Many people dream of sailing the world, even of circumnavigation. This is entirely plausible, but does require quite a bit of planning and effort. This series of blogs will look at the some of the resources that are available to plan long-distance trips. These blogs assume a certain level of technical and maritime proficiency, but are designed to help those who are new to long-distance cruising. This first blog will discuss the basic planning of Routes, and the recommended books for that task.
The first, and most important step, is developing an understanding of the realities of cruising- either at a local level, or sailing the world.
We strongly recommend reading a book like Jim Trefethen’s The Cruising Life: A Commonsense Guide for the Would-be Voyager. This is a no-nonsense discussion of the realities of cruising, and includes chapters entitled “Should you go cruising?” and “Cruising without a boat: meet the Cruising Kitty”.
Trefethen addresses the important financial, social and practical questions of finding out whether cruising the world is a realistic possibility, a dream for the future, or the product of restlessness. After the feasibility of cruising is determined, he guides the reader through financial planning, the acquisition of the boat, and actually setting off on the cruise.
Once you’ve decided that you do want to go cruising, then it’s time to start planning where, and when. While cruising and sailing does seem to present an incredible opportunity for freedom of movement, the truth is that this is practically somewhat more limited. Just as driving from destination to destination is limited by road networks, ocean passages are likewise influenced by prevailing winds, and tidal cycles.
It is strongly encouraged to do some reading on the traditional cruising routes. This will teach about traditional departure points and landfalls, the benefits and drawbacks of each route. Books like Jimmy Cornell’s World Cruising Routes are really important because they provide this kind of information in a really easy to process, and understand way. They also do so in a way that makes multiple-leg journeys easier to plan. Some books, like the Cornell, or Admiralty Ocean Passages, or Rod Heikell’s Ocean Passages and Landfalls cover the entire globe. Other books are more focused, such as the Pacific Crossing Guide, from the RCC Pilotage Foundation.
When planning on a global scale the ability to move from any beginning point, to any end point, is rationalized into a system of routes defined by the beginning and ending ports. While strict adherence to the routes is not necessary, they do represent the distilled experience of decades- and in some cases, centuries of sailors. These routes have been shaped the dangers of the oceans in that larger voyages are often subdivided into shorter routes between landfalls. While these can add miles, they also provide advantages for cruisers.

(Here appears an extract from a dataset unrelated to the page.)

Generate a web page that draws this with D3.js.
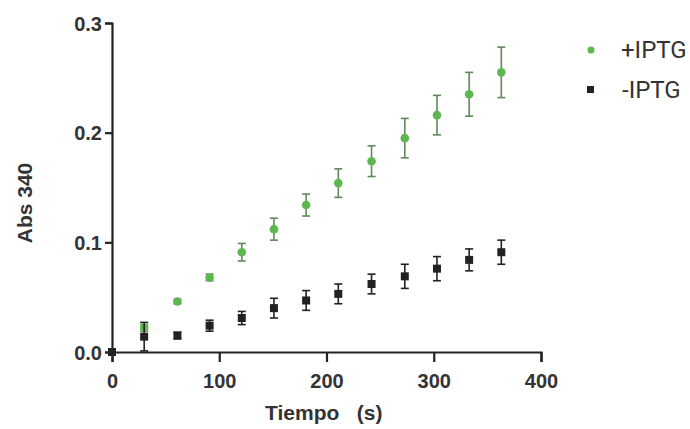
<!DOCTYPE html>
<html>
<head>
<meta charset="utf-8">
<script src="https://cdn.jsdelivr.net/npm/d3@7"></script>
<style>
  body { margin: 0; background: #fff; }
  text { font-family: "Liberation Sans", Arial, sans-serif; }
</style>
</head>
<body>
<div id="chart"></div>
<script>
// time points (s)
var tiempo = [0, 30, 61, 91, 121, 151, 181, 211, 242, 273, 303, 333, 363];
// +IPTG series
var plusVals = [0, 0.022, 0.046, 0.068, 0.091, 0.112, 0.134, 0.154, 0.174, 0.195, 0.216, 0.235, 0.255];
var plusErr  = [0, 0.003, 0.002, 0.003, 0.008, 0.010, 0.010, 0.013, 0.014, 0.018, 0.018, 0.020, 0.023];
// -IPTG series
var minusVals = [0, 0.014, 0.015, 0.024, 0.031, 0.040, 0.047, 0.053, 0.062, 0.069, 0.076, 0.084, 0.091];
var minusErr  = [0, 0.013, 0.003, 0.005, 0.006, 0.009, 0.009, 0.009, 0.009, 0.011, 0.011, 0.010, 0.011];
var xTicks = [0, 100, 200, 300, 400];
var yTicks = [0.0, 0.1, 0.2, 0.3];

var width = 690, height = 429;
var svg = d3.select("#chart").append("svg")
    .attr("width", width)
    .attr("height", height);

var x = d3.scaleLinear().domain([0, 400]).range([112, 541]);
var y = d3.scaleLinear().domain([0, 0.3]).range([352, 23]);

var green = "#5cb84e", dark = "#222";

// axes
var xAxis = svg.append("g")
    .attr("transform", "translate(0," + y(0) + ")")
    .call(d3.axisBottom(x).tickValues(xTicks).tickFormat(d3.format("d")).tickSizeOuter(0).tickSize(10).tickPadding(12));
var yAxis = svg.append("g")
    .attr("transform", "translate(" + x(0) + ",0)")
    .call(d3.axisLeft(y).tickValues(yTicks).tickFormat(d3.format(".1f")).tickSizeOuter(0).tickSize(7).tickPadding(3));

[xAxis, yAxis].forEach(function(a) {
    a.select(".domain").attr("stroke", dark).attr("stroke-width", 2.2);
    a.selectAll(".tick line").attr("stroke", dark).attr("stroke-width", 2.2);
    a.selectAll(".tick text")
        .attr("fill", "#333")
        .style("font-size", "20px")
        .style("font-weight", "bold");
});
yAxis.selectAll(".tick text").attr("dy", "0.36em");

// axis titles
svg.append("text")
    .attr("x", 265).attr("y", 420)
    .attr("fill", "#333")
    .style("font-size", "21px").style("font-weight", "bold")
    .attr("xml:space", "preserve")
    .text("Tiempo   (s)");
svg.append("text")
    .attr("transform", "translate(32,203) rotate(-90)")
    .attr("text-anchor", "middle")
    .attr("fill", "#333")
    .style("font-size", "21px").style("font-weight", "bold")
    .text("Abs 340");

function drawSeries(vals, errs, color, barColor, shape) {
    var g = svg.append("g");
    var pts = tiempo.map(function(t, i) { return { t: t, v: vals[i], e: errs[i] }; });
    var eb = g.selectAll(".eb").data(pts.filter(function(d) { return d.e > 0; })).enter().append("g");
    eb.append("line")
        .attr("x1", function(d) { return x(d.t); }).attr("x2", function(d) { return x(d.t); })
        .attr("y1", function(d) { return y(d.v - d.e); }).attr("y2", function(d) { return y(d.v + d.e); })
        .attr("stroke", barColor).attr("stroke-width", 1.6);
    [-1, 1].forEach(function(s) {
        eb.append("line")
            .attr("x1", function(d) { return x(d.t) - 4; }).attr("x2", function(d) { return x(d.t) + 4; })
            .attr("y1", function(d) { return y(d.v + s * d.e); }).attr("y2", function(d) { return y(d.v + s * d.e); })
            .attr("stroke", barColor).attr("stroke-width", 1.6);
    });
    if (shape === "circle") {
        g.selectAll("circle").data(pts).enter().append("circle")
            .attr("cx", function(d) { return x(d.t); })
            .attr("cy", function(d) { return y(d.v); })
            .attr("r", 4.3)
            .attr("fill", color);
    } else {
        g.selectAll("rect").data(pts).enter().append("rect")
            .attr("x", function(d) { return x(d.t) - 4; })
            .attr("y", function(d) { return y(d.v) - 4; })
            .attr("width", 8).attr("height", 8)
            .attr("fill", color);
    }
}

drawSeries(plusVals, plusErr, green, "#5f8a5a", "circle");
drawSeries(minusVals, minusErr, dark, dark, "square");

// legend
var legend = svg.append("g");
legend.append("circle").attr("cx", 591).attr("cy", 50).attr("r", 3.5).attr("fill", green);
legend.append("rect").attr("x", 587).attr("y", 86).attr("width", 7).attr("height", 7).attr("fill", dark);
legend.append("text").attr("x", 621).attr("y", 58)
    .attr("fill", "#333").style("font-family", "Roboto, sans-serif").style("font-size", "24px").text("+IPTG");
legend.append("text").attr("x", 622).attr("y", 98)
    .attr("fill", "#333").style("font-family", "Roboto, sans-serif").style("font-size", "24px").text("-IPTG");
</script>
</body>
</html>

Once you have figured out where you want to leave from, and go to, the next step is to learn about the ocean that you’ll be crossing. Pilot Atlases provide tons of information about tides, currents and winds. Examples that we often have in-store include Jimmy Cornell’s Ocean Atlas and James Clarke’s Atlantic Pilot Atlas. These are Pilot Atlases, which have an important feature not included in basic charts.
What makes Pilot Atlases important is the wind and tide information that is included. The symbols seen in the photo to the left are known as ‘wind roses’. Each such wind rose represents the behaviour for a certain area. They show the distribution of the winds that prevail in that area from the eight cardinal points. The arrows fly with the wind, and their lengths show the percentage of the total number of observations in which the wind has blown from that cardinal point. The number of feathers shows the force of the wind, which has been recorded most frequently from that sector. The wind force is measured on the Beaufort scale, with each feather being equivalent to one unit of wind force. The green lines represent the currents for the observed period. This kind of information is critical for planning routes, expected durations, and logistical concerns.
There are other books specifically on the subject of world or long-range cruising. For example, Jimmy Cornell’s World Voyage Planner is a great source for information on how to plan for a world voyage, and also provides information and concerns for different parts of the world. Luckily, there also a significant number of experienced cruisers who have written about preparing for world cruising. For example, Larry and Lynn Pardey‘s books cover a number of topics from financial concerns to how to feed and cook for a crew. Jimmy Cornell’s World Cruising Essentials: The Boats, Gear, and Practices that Work Best at Sea examines another important aspect- that of the boat itself.